Don't get me wrong, I can eat the fish, but only when it has been wrapped in plastic and no longer resembles anything that's alive. I can't eat anything with a face. But yes, I can fool myself into eating something that came from the supermarket in a plastic-wrapped carton - the two are not related. And I ALWAYS hate seeing lobsters kept in tanks in supermarkets - if I could, I would grab them all and set them free.

Speaking of which, we ate our last two lobster tails last night (the ones we got in Petit St. Vincent in the Grenadines) with some tinned corn and engine-baked potato and butter sauce of course. I've been pleading with P to please make use of the heat the engine gives out - motoring all day long, that engine really gets up to cooking temperatures, so I finally persuaded him to put our one potato that we had left in the engine and let it bake. We wrapped it up in tin foil of course, wedged it in tightly, and let her sit for a couple of hours while we motored, and guess what - the PERFECT baked potato! Yum! Now we're wondering how we can rig up some baking trays down there - we can bake and cook all day long without using our propane.

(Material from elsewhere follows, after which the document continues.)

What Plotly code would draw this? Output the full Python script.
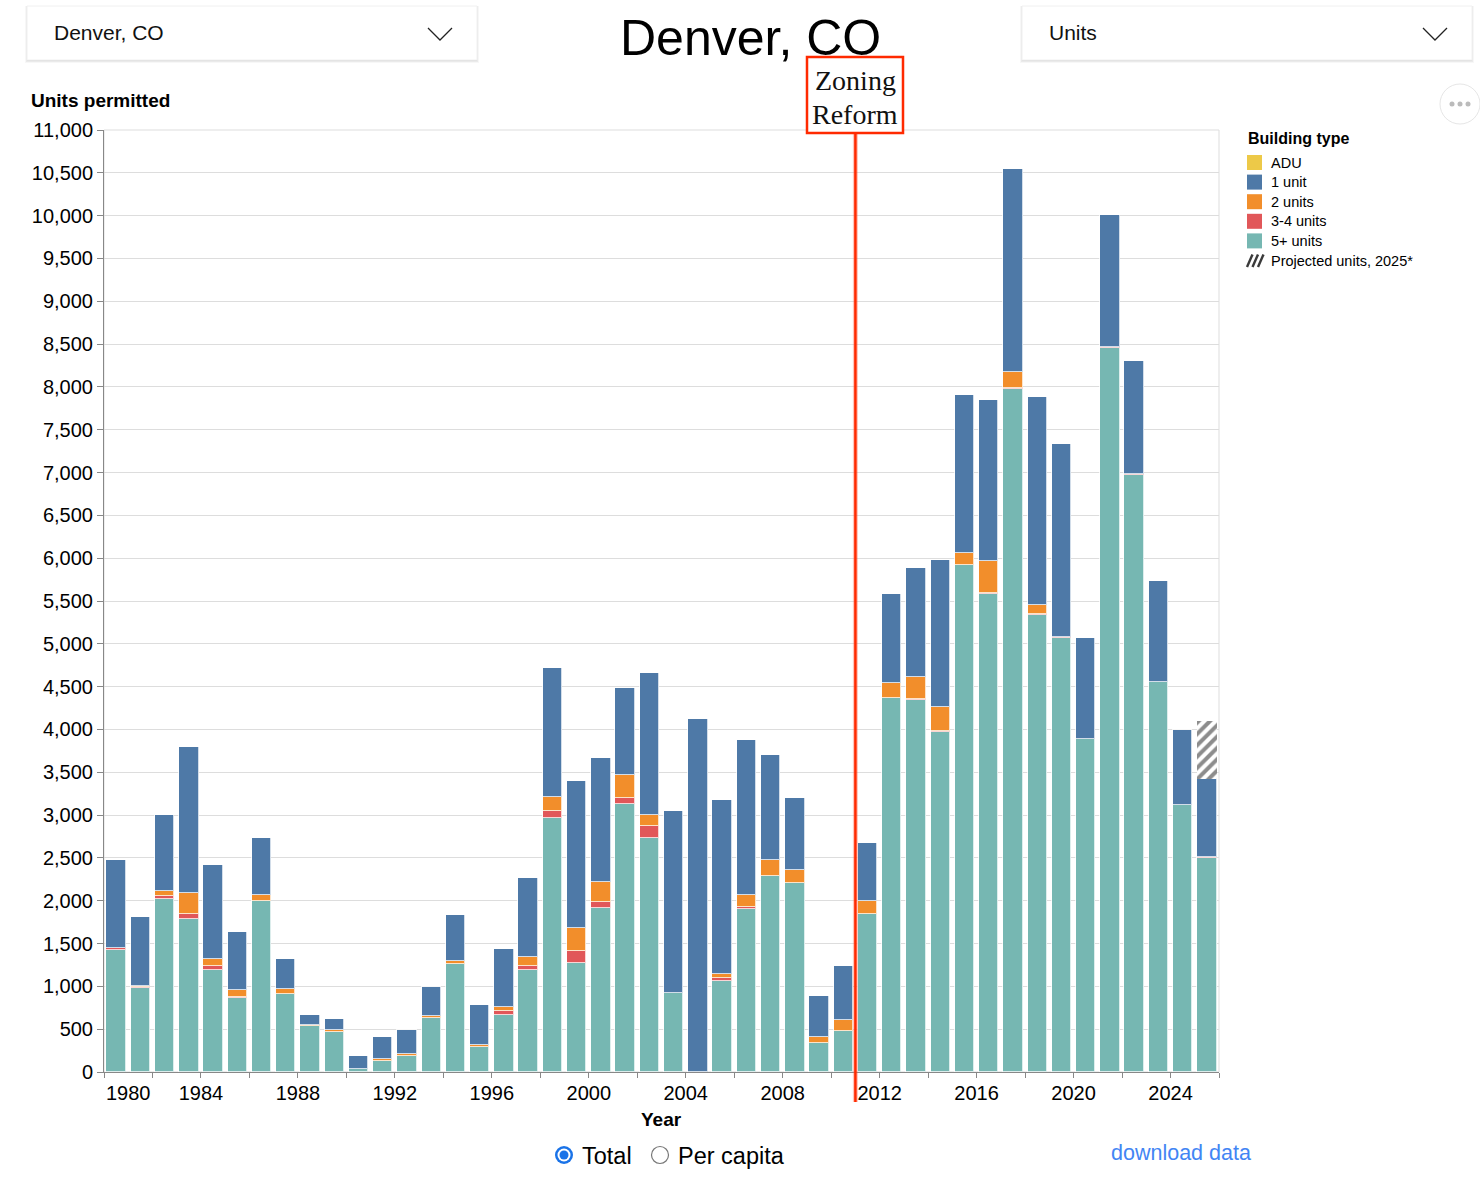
import plotly.graph_objects as go

years = list(range(1980, 2026))

five_plus = [1430, 980, 2025, 1790, 1187, 864, 1993, 915, 541, 471,
             31, 132, 187, 627, 1257, 290, 669, 1190, 2963, 1272,
             1910, 3135, 2736, 920, 0, 1061, 1898, 2290, 2211, 333,
             474, 1843, 4370, 4341, 3972, 5925, 5586, 7977, 5340, 5065,
             3893, 8455, 6970, 4556, 3121, 2495]
three_four = [15, 15, 25, 58, 47, 12, 0, 0, 0, 0,
              0, 0, 0, 0, 0, 0, 43, 51, 86, 145,
              70, 70, 137, 0, 0, 31, 23, 0, 0, 0,
              0, 0, 0, 10, 8, 0, 6, 6, 12, 10,
              0, 6, 8, 0, 0, 10]
two_units = [5, 10, 60, 245, 86, 86, 70, 50, 8, 23,
             4, 23, 23, 27, 39, 20, 51, 98, 157, 266,
             243, 262, 129, 0, 0, 51, 141, 188, 145, 70,
             129, 149, 168, 257, 285, 133, 374, 187, 105, 0,
             0, 0, 0, 0, 0, 0]
one_unit = [1022, 801, 891, 1699, 1098, 669, 670, 351, 113, 121,
            156, 250, 284, 335, 538, 477, 673, 931, 1506, 1710,
            1444, 1015, 1652, 2133, 4121, 2035, 1813, 1221, 838, 485,
            634, 682, 1047, 1276, 1708, 1848, 1882, 2369, 2430, 2262,
            1170, 1551, 1326, 1174, 874, 916]
adu = [0] * len(years)
projected_years = [2025]
projected = [683]

legend_names = ["ADU", "1 unit", "2 units", "3-4 units", "5+ units", "Projected units, 2025*"]
tick_years = list(range(1980, 2027, 2))
tick_labels = [str(y) if (y % 4 == 0 and y != 1980) else "" for y in tick_years]
y_ticks = list(range(0, 11001, 500))

reform_year = 2011

# ---- geometry helpers (pixel -> paper) ----
W_FIG, H_FIG = 1480, 1196
L, R, T, B = 104, 1219, 130, 1072
PW, PH = R - L, B - T


def fx(px):
    return (px - L) / PW


def fy(py):
    return (B - py) / PH


FONT = "Liberation Sans, Arial, Helvetica, sans-serif"
SERIF = "Liberation Serif, Times New Roman, serif"

colors = {"ADU": "#edc948", "1 unit": "#4e79a7", "2 units": "#f28e2b",
          "3-4 units": "#e15759", "5+ units": "#76b7b2"}

xc = [y + 0.5 for y in years]
fig = go.Figure()
line_style = dict(color="rgba(255,255,255,0.75)", width=1)
for name, vals in [("5+ units", five_plus), ("3-4 units", three_four),
                   ("2 units", two_units), ("1 unit", one_unit), ("ADU", adu)]:
    fig.add_trace(go.Bar(
        x=xc, y=vals, name=name, width=0.8, showlegend=False,
        marker=dict(color=colors[name],
                    line=line_style if name != "ADU" else dict(width=0))))

fig.add_trace(go.Bar(
    x=[y + 0.5 for y in projected_years], y=projected, width=0.8,
    name="Projected units, 2025*", showlegend=False,
    marker=dict(color="white", line=dict(width=0),
                pattern=dict(shape="/", fgcolor="#1a1a1a", bgcolor="white",
                             size=8, solidity=0.5))))

shapes = []
annotations = []

# plot border (view stroke)
shapes.append(dict(type="rect", xref="paper", yref="paper", x0=0, x1=1, y0=0, y1=1,
                   line=dict(color="#dddddd", width=1), layer="below"))

# dropdowns
for x0, x1, label in [(27, 477, "Denver, CO"), (1022, 1472, "Units")]:
    for off, alpha in [(3, 0.03), (2, 0.05), (1, 0.07)]:
        shapes.append(dict(type="rect", xref="paper", yref="paper",
                           x0=fx(x0 - off + 1), x1=fx(x1 + off - 1),
                           y0=fy(60 + off), y1=fy(6),
                           fillcolor=f"rgba(0,0,0,{alpha})", line=dict(width=0)))
    shapes.append(dict(type="rect", xref="paper", yref="paper",
                       x0=fx(x0), x1=fx(x1), y0=fy(60), y1=fy(6),
                       fillcolor="white", line=dict(color="#f0f0f0", width=1)))
    cx = x1 - 37
    shapes.append(dict(type="path", xref="paper", yref="paper",
                       path=f"M{fx(cx-12)},{fy(28)} L{fx(cx)},{fy(40)} L{fx(cx+12)},{fy(28)}",
                       line=dict(color="#222222", width=1.3)))
    annotations.append(dict(xref="paper", yref="paper", x=fx(x0 + 25), y=fy(33),
                            xanchor="left", yanchor="middle", text=label, showarrow=False,
                            font=dict(family=FONT, size=21, color="#111111")))

# title
annotations.append(dict(xref="paper", yref="paper", x=fx(750), y=fy(38),
                        xanchor="center", yanchor="middle", text="Denver, CO",
                        showarrow=False, font=dict(family=FONT, size=50, color="#000000")))

# "..." menu button
shapes.append(dict(type="circle", xref="paper", yref="paper",
                   x0=fx(1440), x1=fx(1480), y0=fy(124), y1=fy(84),
                   fillcolor="white", line=dict(color="#e6e6e6", width=1)))
for dx in (-8, 0, 8):
    shapes.append(dict(type="circle", xref="paper", yref="paper",
                       x0=fx(1460 + dx - 2.5), x1=fx(1460 + dx + 2.5),
                       y0=fy(106.5), y1=fy(101.5),
                       fillcolor="#bbbbbb", line=dict(width=0)))

# legend (Building type)
annotations.append(dict(xref="paper", yref="paper", x=fx(1246), y=fy(138),
                        xanchor="left", yanchor="middle", text="<b>Building type</b>",
                        showarrow=False, font=dict(family=FONT, size=16, color="#000000")))
for i, name in enumerate(legend_names):
    cy = 162.5 + i * 19.6
    if name in colors:
        shapes.append(dict(type="rect", xref="paper", yref="paper",
                           x0=fx(1247), x1=fx(1262), y0=fy(cy + 7.5), y1=fy(cy - 7.5),
                           fillcolor=colors[name], line=dict(width=0)))
    else:
        for k in range(3):
            a = 1247 + k * 5.5
            shapes.append(dict(type="line", xref="paper", yref="paper",
                               x0=fx(a), x1=fx(a + 5.5), y0=fy(cy + 6.5), y1=fy(cy - 6),
                               line=dict(color="#3a3a3a", width=2.4)))
    annotations.append(dict(xref="paper", yref="paper", x=fx(1269), y=fy(cy),
                            xanchor="left", yanchor="middle", text=name,
                            showarrow=False, font=dict(family=FONT, size=14.5, color="#000000")))

# zoning reform line and box
x_reform = fx(L + (reform_year - 1980) * PW / 46)
shapes.append(dict(type="line", xref="paper", yref="paper", x0=x_reform, x1=x_reform,
                   y0=fy(1102), y1=fy(133), line=dict(color="rgba(255,90,60,0.35)", width=5)))
shapes.append(dict(type="line", xref="paper", yref="paper", x0=x_reform, x1=x_reform,
                   y0=fy(1102), y1=fy(133), line=dict(color="#ff2a00", width=2.5)))
shapes.append(dict(type="rect", xref="paper", yref="paper",
                   x0=fx(807), x1=fx(903), y0=fy(133), y1=fy(57),
                   fillcolor="white", line=dict(color="#ff2a00", width=2.5)))
annotations.append(dict(xref="paper", yref="paper", x=fx(855), y=fy(80),
                        xanchor="center", yanchor="middle", text="Zoning", showarrow=False,
                        font=dict(family=SERIF, size=28, color="#111111")))
annotations.append(dict(xref="paper", yref="paper", x=fx(855), y=fy(114),
                        xanchor="center", yanchor="middle", text="Reform", showarrow=False,
                        font=dict(family=SERIF, size=28, color="#111111")))

# axis titles
annotations.append(dict(xref="paper", yref="paper", x=fx(29), y=fy(100),
                        xanchor="left", yanchor="middle", text="<b>Units permitted</b>",
                        showarrow=False, font=dict(family=FONT, size=19, color="#000000")))
annotations.append(dict(xref="paper", yref="paper", x=fx(661), y=fy(1119),
                        xanchor="center", yanchor="middle", text="<b>Year</b>",
                        showarrow=False, font=dict(family=FONT, size=19, color="#000000")))
# flush first x label
annotations.append(dict(xref="paper", yref="paper", x=fx(104), y=fy(1093),
                        xanchor="left", yanchor="middle", text="1980",
                        showarrow=False, font=dict(family=FONT, size=20, color="#000000")))

# radio buttons
shapes.append(dict(type="circle", xref="paper", yref="paper",
                   x0=fx(555), x1=fx(573), y0=fy(1164), y1=fy(1146),
                   fillcolor="#1a73e8", line=dict(width=0)))
shapes.append(dict(type="circle", xref="paper", yref="paper",
                   x0=fx(557.5), x1=fx(570.5), y0=fy(1161.5), y1=fy(1148.5),
                   fillcolor="white", line=dict(width=0)))
shapes.append(dict(type="circle", xref="paper", yref="paper",
                   x0=fx(559.5), x1=fx(568.5), y0=fy(1159.5), y1=fy(1150.5),
                   fillcolor="#1a73e8", line=dict(width=0)))
shapes.append(dict(type="circle", xref="paper", yref="paper",
                   x0=fx(651.5), x1=fx(668.5), y0=fy(1163.5), y1=fy(1146.5),
                   fillcolor="white", line=dict(color="#777777", width=1.2)))
annotations.append(dict(xref="paper", yref="paper", x=fx(580), y=fy(1156),
                        xanchor="left", yanchor="middle", text="Total", showarrow=False,
                        font=dict(family=FONT, size=23.5, color="#000000")))
annotations.append(dict(xref="paper", yref="paper", x=fx(676), y=fy(1156),
                        xanchor="left", yanchor="middle", text="Per capita", showarrow=False,
                        font=dict(family=FONT, size=23.5, color="#000000")))
annotations.append(dict(xref="paper", yref="paper", x=fx(1109), y=fy(1153),
                        xanchor="left", yanchor="middle", text="download data", showarrow=False,
                        font=dict(family=FONT, size=21.5, color="#4285f4")))

fig.update_layout(
    width=W_FIG, height=H_FIG,
    margin=dict(l=L, r=W_FIG - R, t=T, b=H_FIG - B, pad=0),
    barmode="stack", bargap=0,
    plot_bgcolor="white", paper_bgcolor="white",
    font=dict(family=FONT, color="#000000"),
    showlegend=False,
    shapes=shapes, annotations=annotations,
    xaxis=dict(range=[1980, 2026], tickmode="array", tickvals=tick_years, ticktext=tick_labels,
               ticks="outside", ticklen=5, tickcolor="#888888", showgrid=False,
               showline=True, linecolor="#888888", linewidth=1, zeroline=False,
               ticklabelstandoff=-2,
               tickfont=dict(family=FONT, size=20, color="#000000"), fixedrange=True),
    yaxis=dict(range=[0, 11000], tickmode="array", tickvals=y_ticks,
               ticktext=[f"{v:,}" for v in y_ticks],
               ticks="outside", ticklen=6, tickcolor="#888888",
               showgrid=True, gridcolor="#dddddd", gridwidth=1,
               showline=True, linecolor="#888888", linewidth=1, zeroline=False,
               tickfont=dict(family=FONT, size=20, color="#000000"), fixedrange=True),
)

fig.write_html("out.html", config={"displayModeBar": False},
               post_script="document.body.style.margin='0';")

Here are some pics of the foggy mornings we've been seeing. This morning we could hardly see the bridge! We knew it was there, but where?






It's very very hot and humid - at night there isn't a puff of air, and if anyone's been to Florida in mid summer and spent some time without air conditioning, they'll appreciate how hot and sticky you can get. Hottest we've had on this trip - well into the hundreds. Oh well.

Tuesday 6th - arriving St. Augustine and leaving on the 7th

We arrived in St. Augustine about 3 pm, shortly before a massive thunderstorm - dolphins were abundant, and once we'd anchored, just north of Bridge of Lions, I watched them play, jumping out of the water, rolling over, really having a whale of a time (no pun intended). Phillip got to work on the dingy engine, but still no luck. It's such a simple engine - fuel, compression and spark are the three things that make a dingy work, and all three were peachy - so it was obviously something more serious. Not having a dingy is pretty serious as you can't go ashore anywhere without paying to dock in a marina. The following morning we went through Bridge of Lions, and anchored just south of the bridge where P found an engine repair guy who hauled the motor away (we had to dock at the Municipal Downtown Marina and Fuel Dock to fill up with diesel and water) and $180 later, returned the sad verdict that the powerhead had cracked, it would cost almost $1000 plus labour for a new one (not worth it - you can get a new one for that price), so we docked at the Marina again (they were very kind to let us do this), picked up the dead engine and decided to leave St. Augustine. There really was no point in staying - we couldn't go ashore, although it looked like one of the loveliest towns on the trip, and no point in getting a new motor/engine there because they are few and far between and very expensive.

So we left, escorted away by dolphins again. Funny that - we've seen tons more dolphins on the ICW than we did in the Caribbean! AND we also saw an alligator - probably about 5 foot long, we motored right past him, he didn't try to swim away or anything - just lay there looking at us - like he was waiting to cross the road and was pausing to let the traffic go by - and once we'd gone by him, he swam to the other side of the river. Amazing!